HOUSTON — Second-graders at Houston's Elmore Elementary School brimmed with excitement as a small, robotic school bus with a stop arm, flashing headlights and blinking eyes rolled into the auditorium last week.
Soon they were getting an important lesson on bus safety, thanks to Houston Independent School District (HISD) transportation team members and Buster the School Bus, which is traveling around the district to teach children about being safe.
“I like Buster because he can spin around and his doors can open,” said second-grader Devin Jackson, who helped his classmates cheer on the bus as it flashed its lights and winked its eyes.
The presentation showed students how to behave before and after getting on the bus. Students were reminded to only approach the bus after it makes a complete stop and its red lights are flashing. Students were also advised to never play with emergency windows and doors on the bus, and they learned how to exit in case of an emergency.
“If there’s a fire, we have to go out the door at the back,” said Devin, who rides the school bus regularly.
HISD transports about 30,000 students to and from campus each school day across 900 routes.
“Bus safety is very important, but it’s hard to communicate the consequences of bad behavior on a school bus to students,” Elmore Assistant Principal Faith Fugit said. “This gave them a chance to see and think about school bus safety in a different light.”
During the presentation, students were instructed to always behave on the school bus. Students that bully classmates, fight, name call or won’t stay seated on the bus could be removed or suspended from riding the bus.
“Bus riding is a privilege,” HISD Transportation Safety Investigator Ashley Johnson told students. “If you do not know how to behave on the bus, your bus rider privileges can be taken away.”

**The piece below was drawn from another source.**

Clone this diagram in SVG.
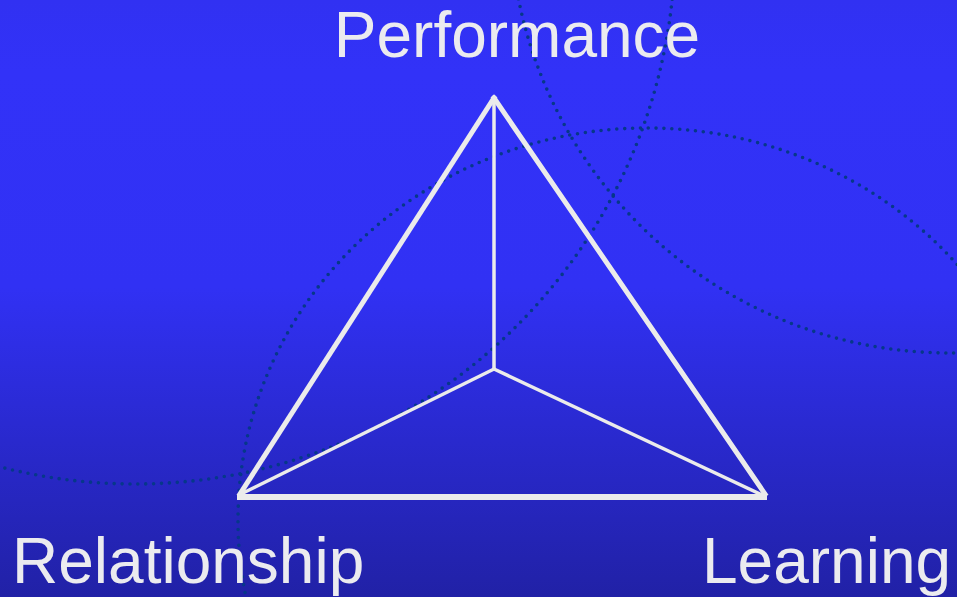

The district’s transportation department will hold similar school bus safety events this month at other schools.
“Our students need to understand the importance of respecting their fellow students when riding the bus and reporting bullying to the bus driver right away,” said Byron Williams, the district’s transportation training and support manager. “We want to keep this conversation going so students can stay aware of what to do and what not to do on the bus.”